• JOB:
Without the pictures, repeat the listing character for character.

==============================

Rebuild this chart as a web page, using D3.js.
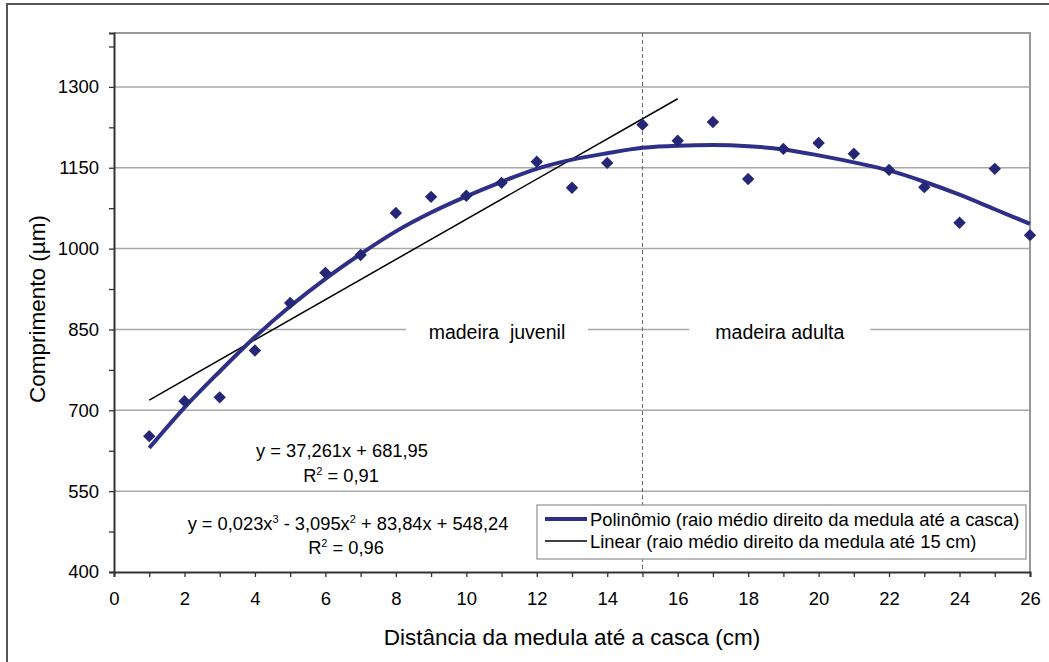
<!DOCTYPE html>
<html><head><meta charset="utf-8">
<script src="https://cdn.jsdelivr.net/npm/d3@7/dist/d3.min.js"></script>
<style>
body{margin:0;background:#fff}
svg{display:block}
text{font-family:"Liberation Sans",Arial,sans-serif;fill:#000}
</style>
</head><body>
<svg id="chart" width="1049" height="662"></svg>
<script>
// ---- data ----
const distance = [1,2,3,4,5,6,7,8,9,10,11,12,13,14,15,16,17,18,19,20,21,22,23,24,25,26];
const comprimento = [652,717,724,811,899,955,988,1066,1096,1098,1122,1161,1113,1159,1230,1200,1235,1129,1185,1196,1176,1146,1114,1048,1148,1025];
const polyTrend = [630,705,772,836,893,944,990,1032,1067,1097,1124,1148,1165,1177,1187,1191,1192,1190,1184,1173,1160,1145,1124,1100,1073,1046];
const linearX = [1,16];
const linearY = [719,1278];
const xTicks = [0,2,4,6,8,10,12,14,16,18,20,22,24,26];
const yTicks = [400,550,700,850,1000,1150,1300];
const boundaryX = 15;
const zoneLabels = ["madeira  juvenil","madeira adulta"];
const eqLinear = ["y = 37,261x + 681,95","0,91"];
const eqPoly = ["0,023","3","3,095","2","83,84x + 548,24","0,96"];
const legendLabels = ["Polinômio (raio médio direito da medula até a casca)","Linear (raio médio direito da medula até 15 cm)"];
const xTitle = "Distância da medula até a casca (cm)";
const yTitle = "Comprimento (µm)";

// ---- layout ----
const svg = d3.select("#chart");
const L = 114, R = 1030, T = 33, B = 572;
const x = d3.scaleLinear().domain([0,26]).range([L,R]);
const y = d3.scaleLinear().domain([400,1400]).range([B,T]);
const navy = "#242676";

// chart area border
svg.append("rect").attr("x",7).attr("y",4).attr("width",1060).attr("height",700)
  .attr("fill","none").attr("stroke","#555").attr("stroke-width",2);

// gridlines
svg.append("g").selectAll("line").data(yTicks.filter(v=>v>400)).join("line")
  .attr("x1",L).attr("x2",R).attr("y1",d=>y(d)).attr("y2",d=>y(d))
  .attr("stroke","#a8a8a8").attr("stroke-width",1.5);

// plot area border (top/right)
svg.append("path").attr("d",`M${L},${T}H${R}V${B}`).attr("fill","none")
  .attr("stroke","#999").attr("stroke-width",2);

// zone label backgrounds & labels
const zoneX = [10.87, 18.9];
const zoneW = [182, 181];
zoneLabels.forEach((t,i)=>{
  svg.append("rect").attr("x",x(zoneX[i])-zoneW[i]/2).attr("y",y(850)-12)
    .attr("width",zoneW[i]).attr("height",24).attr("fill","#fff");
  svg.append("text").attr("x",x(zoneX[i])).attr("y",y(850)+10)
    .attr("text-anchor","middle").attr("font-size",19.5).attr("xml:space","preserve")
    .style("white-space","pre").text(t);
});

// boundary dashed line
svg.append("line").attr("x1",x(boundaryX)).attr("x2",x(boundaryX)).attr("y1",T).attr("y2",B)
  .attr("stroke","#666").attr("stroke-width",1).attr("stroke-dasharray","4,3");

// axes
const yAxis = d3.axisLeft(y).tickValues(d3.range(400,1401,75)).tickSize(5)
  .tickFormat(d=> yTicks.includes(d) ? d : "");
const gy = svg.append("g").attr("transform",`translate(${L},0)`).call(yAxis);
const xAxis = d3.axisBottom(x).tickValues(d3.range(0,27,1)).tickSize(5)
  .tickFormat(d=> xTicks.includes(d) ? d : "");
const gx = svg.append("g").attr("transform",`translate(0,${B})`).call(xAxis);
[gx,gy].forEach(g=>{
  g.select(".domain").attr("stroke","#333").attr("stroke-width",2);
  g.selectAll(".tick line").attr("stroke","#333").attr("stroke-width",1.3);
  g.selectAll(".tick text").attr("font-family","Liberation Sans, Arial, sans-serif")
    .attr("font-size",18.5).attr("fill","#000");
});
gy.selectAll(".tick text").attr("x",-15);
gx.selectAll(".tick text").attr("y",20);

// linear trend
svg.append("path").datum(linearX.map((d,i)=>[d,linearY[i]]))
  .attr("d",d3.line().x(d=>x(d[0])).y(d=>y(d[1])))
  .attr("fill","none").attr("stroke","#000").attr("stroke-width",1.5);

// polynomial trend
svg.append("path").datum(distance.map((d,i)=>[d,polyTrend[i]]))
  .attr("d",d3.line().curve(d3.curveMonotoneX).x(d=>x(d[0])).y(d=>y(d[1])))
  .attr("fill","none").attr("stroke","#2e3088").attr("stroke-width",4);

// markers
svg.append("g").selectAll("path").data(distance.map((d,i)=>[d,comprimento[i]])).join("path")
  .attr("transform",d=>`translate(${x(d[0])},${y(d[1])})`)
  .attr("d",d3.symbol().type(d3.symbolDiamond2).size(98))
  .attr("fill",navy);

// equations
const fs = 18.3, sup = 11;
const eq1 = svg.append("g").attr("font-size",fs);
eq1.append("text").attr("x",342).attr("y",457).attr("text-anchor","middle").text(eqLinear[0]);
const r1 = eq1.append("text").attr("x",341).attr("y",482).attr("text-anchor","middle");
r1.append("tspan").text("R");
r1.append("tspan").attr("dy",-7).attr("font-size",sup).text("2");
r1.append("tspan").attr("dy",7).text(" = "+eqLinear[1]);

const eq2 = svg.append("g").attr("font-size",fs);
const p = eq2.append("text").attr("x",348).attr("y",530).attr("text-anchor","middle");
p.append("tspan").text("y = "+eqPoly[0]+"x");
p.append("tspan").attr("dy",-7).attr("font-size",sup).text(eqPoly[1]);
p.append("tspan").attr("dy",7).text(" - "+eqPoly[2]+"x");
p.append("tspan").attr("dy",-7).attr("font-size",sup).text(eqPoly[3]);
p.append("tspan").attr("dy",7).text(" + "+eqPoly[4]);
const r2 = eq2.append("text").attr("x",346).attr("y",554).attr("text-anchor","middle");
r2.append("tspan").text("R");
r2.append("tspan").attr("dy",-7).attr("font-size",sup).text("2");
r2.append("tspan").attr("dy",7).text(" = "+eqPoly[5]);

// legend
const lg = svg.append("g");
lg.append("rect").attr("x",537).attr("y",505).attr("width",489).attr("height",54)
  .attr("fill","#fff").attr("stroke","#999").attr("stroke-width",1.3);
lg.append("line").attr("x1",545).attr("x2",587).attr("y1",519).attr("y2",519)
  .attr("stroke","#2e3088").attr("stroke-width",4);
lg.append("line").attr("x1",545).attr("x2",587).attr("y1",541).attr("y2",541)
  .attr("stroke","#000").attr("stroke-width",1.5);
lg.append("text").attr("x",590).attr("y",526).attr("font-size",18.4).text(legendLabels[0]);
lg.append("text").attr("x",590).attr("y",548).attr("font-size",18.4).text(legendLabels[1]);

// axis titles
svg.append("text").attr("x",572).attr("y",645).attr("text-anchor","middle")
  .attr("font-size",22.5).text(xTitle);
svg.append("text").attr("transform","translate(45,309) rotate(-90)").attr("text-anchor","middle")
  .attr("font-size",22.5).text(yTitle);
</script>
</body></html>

==============================

• THE ANSWER:
Rebuild this chart as a web page, using D3.js.
<!DOCTYPE html>
<html><head><meta charset="utf-8">
<script src="https://cdn.jsdelivr.net/npm/d3@7/dist/d3.min.js"></script>
<style>
body{margin:0;background:#fff}
svg{display:block}
text{font-family:"Liberation Sans",Arial,sans-serif;fill:#000}
</style>
</head><body>
<svg id="chart" width="1049" height="662"></svg>
<script>
// ---- data ----
const distance = [1,2,3,4,5,6,7,8,9,10,11,12,13,14,15,16,17,18,19,20,21,22,23,24,25,26];
const comprimento = [652,717,724,811,899,955,988,1066,1096,1098,1122,1161,1113,1159,1230,1200,1235,1129,1185,1196,1176,1146,1114,1048,1148,1025];
const polyTrend = [630,705,772,836,893,944,990,1032,1067,1097,1124,1148,1165,1177,1187,1191,1192,1190,1184,1173,1160,1145,1124,1100,1073,1046];
const linearX = [1,16];
const linearY = [719,1278];
const xTicks = [0,2,4,6,8,10,12,14,16,18,20,22,24,26];
const yTicks = [400,550,700,850,1000,1150,1300];
const boundaryX = 15;
const zoneLabels = ["madeira  juvenil","madeira adulta"];
const eqLinear = ["y = 37,261x + 681,95","0,91"];
const eqPoly = ["0,023","3","3,095","2","83,84x + 548,24","0,96"];
const legendLabels = ["Polinômio (raio médio direito da medula até a casca)","Linear (raio médio direito da medula até 15 cm)"];
const xTitle = "Distância da medula até a casca (cm)";
const yTitle = "Comprimento (µm)";

// ---- layout ----
const svg = d3.select("#chart");
const L = 114, R = 1030, T = 33, B = 572;
const x = d3.scaleLinear().domain([0,26]).range([L,R]);
const y = d3.scaleLinear().domain([400,1400]).range([B,T]);
const navy = "#242676";

// chart area border
svg.append("rect").attr("x",7).attr("y",4).attr("width",1060).attr("height",700)
  .attr("fill","none").attr("stroke","#555").attr("stroke-width",2);

// gridlines
svg.append("g").selectAll("line").data(yTicks.filter(v=>v>400)).join("line")
  .attr("x1",L).attr("x2",R).attr("y1",d=>y(d)).attr("y2",d=>y(d))
  .attr("stroke","#a8a8a8").attr("stroke-width",1.5);

// plot area border (top/right)
svg.append("path").attr("d",`M${L},${T}H${R}V${B}`).attr("fill","none")
  .attr("stroke","#999").attr("stroke-width",2);

// zone label backgrounds & labels
const zoneX = [10.87, 18.9];
const zoneW = [182, 181];
zoneLabels.forEach((t,i)=>{
  svg.append("rect").attr("x",x(zoneX[i])-zoneW[i]/2).attr("y",y(850)-12)
    .attr("width",zoneW[i]).attr("height",24).attr("fill","#fff");
  svg.append("text").attr("x",x(zoneX[i])).attr("y",y(850)+10)
    .attr("text-anchor","middle").attr("font-size",19.5).attr("xml:space","preserve")
    .style("white-space","pre").text(t);
});

// boundary dashed line
svg.append("line").attr("x1",x(boundaryX)).attr("x2",x(boundaryX)).attr("y1",T).attr("y2",B)
  .attr("stroke","#666").attr("stroke-width",1).attr("stroke-dasharray","4,3");

// axes
const yAxis = d3.axisLeft(y).tickValues(d3.range(400,1401,75)).tickSize(5)
  .tickFormat(d=> yTicks.includes(d) ? d : "");
const gy = svg.append("g").attr("transform",`translate(${L},0)`).call(yAxis);
const xAxis = d3.axisBottom(x).tickValues(d3.range(0,27,1)).tickSize(5)
  .tickFormat(d=> xTicks.includes(d) ? d : "");
const gx = svg.append("g").attr("transform",`translate(0,${B})`).call(xAxis);
[gx,gy].forEach(g=>{
  g.select(".domain").attr("stroke","#333").attr("stroke-width",2);
  g.selectAll(".tick line").attr("stroke","#333").attr("stroke-width",1.3);
  g.selectAll(".tick text").attr("font-family","Liberation Sans, Arial, sans-serif")
    .attr("font-size",18.5).attr("fill","#000");
});
gy.selectAll(".tick text").attr("x",-15);
gx.selectAll(".tick text").attr("y",20);

// linear trend
svg.append("path").datum(linearX.map((d,i)=>[d,linearY[i]]))
  .attr("d",d3.line().x(d=>x(d[0])).y(d=>y(d[1])))
  .attr("fill","none").attr("stroke","#000").attr("stroke-width",1.5);

// polynomial trend
svg.append("path").datum(distance.map((d,i)=>[d,polyTrend[i]]))
  .attr("d",d3.line().curve(d3.curveMonotoneX).x(d=>x(d[0])).y(d=>y(d[1])))
  .attr("fill","none").attr("stroke","#2e3088").attr("stroke-width",4);

// markers
svg.append("g").selectAll("path").data(distance.map((d,i)=>[d,comprimento[i]])).join("path")
  .attr("transform",d=>`translate(${x(d[0])},${y(d[1])})`)
  .attr("d",d3.symbol().type(d3.symbolDiamond2).size(98))
  .attr("fill",navy);

// equations
const fs = 18.3, sup = 11;
const eq1 = svg.append("g").attr("font-size",fs);
eq1.append("text").attr("x",342).attr("y",457).attr("text-anchor","middle").text(eqLinear[0]);
const r1 = eq1.append("text").attr("x",341).attr("y",482).attr("text-anchor","middle");
r1.append("tspan").text("R");
r1.append("tspan").attr("dy",-7).attr("font-size",sup).text("2");
r1.append("tspan").attr("dy",7).text(" = "+eqLinear[1]);

const eq2 = svg.append("g").attr("font-size",fs);
const p = eq2.append("text").attr("x",348).attr("y",530).attr("text-anchor","middle");
p.append("tspan").text("y = "+eqPoly[0]+"x");
p.append("tspan").attr("dy",-7).attr("font-size",sup).text(eqPoly[1]);
p.append("tspan").attr("dy",7).text(" - "+eqPoly[2]+"x");
p.append("tspan").attr("dy",-7).attr("font-size",sup).text(eqPoly[3]);
p.append("tspan").attr("dy",7).text(" + "+eqPoly[4]);
const r2 = eq2.append("text").attr("x",346).attr("y",554).attr("text-anchor","middle");
r2.append("tspan").text("R");
r2.append("tspan").attr("dy",-7).attr("font-size",sup).text("2");
r2.append("tspan").attr("dy",7).text(" = "+eqPoly[5]);

// legend
const lg = svg.append("g");
lg.append("rect").attr("x",537).attr("y",505).attr("width",489).attr("height",54)
  .attr("fill","#fff").attr("stroke","#999").attr("stroke-width",1.3);
lg.append("line").attr("x1",545).attr("x2",587).attr("y1",519).attr("y2",519)
  .attr("stroke","#2e3088").attr("stroke-width",4);
lg.append("line").attr("x1",545).attr("x2",587).attr("y1",541).attr("y2",541)
  .attr("stroke","#000").attr("stroke-width",1.5);
lg.append("text").attr("x",590).attr("y",526).attr("font-size",18.4).text(legendLabels[0]);
lg.append("text").attr("x",590).attr("y",548).attr("font-size",18.4).text(legendLabels[1]);

// axis titles
svg.append("text").attr("x",572).attr("y",645).attr("text-anchor","middle")
  .attr("font-size",22.5).text(xTitle);
svg.append("text").attr("transform","translate(45,309) rotate(-90)").attr("text-anchor","middle")
  .attr("font-size",22.5).text(yTitle);
</script>
</body></html>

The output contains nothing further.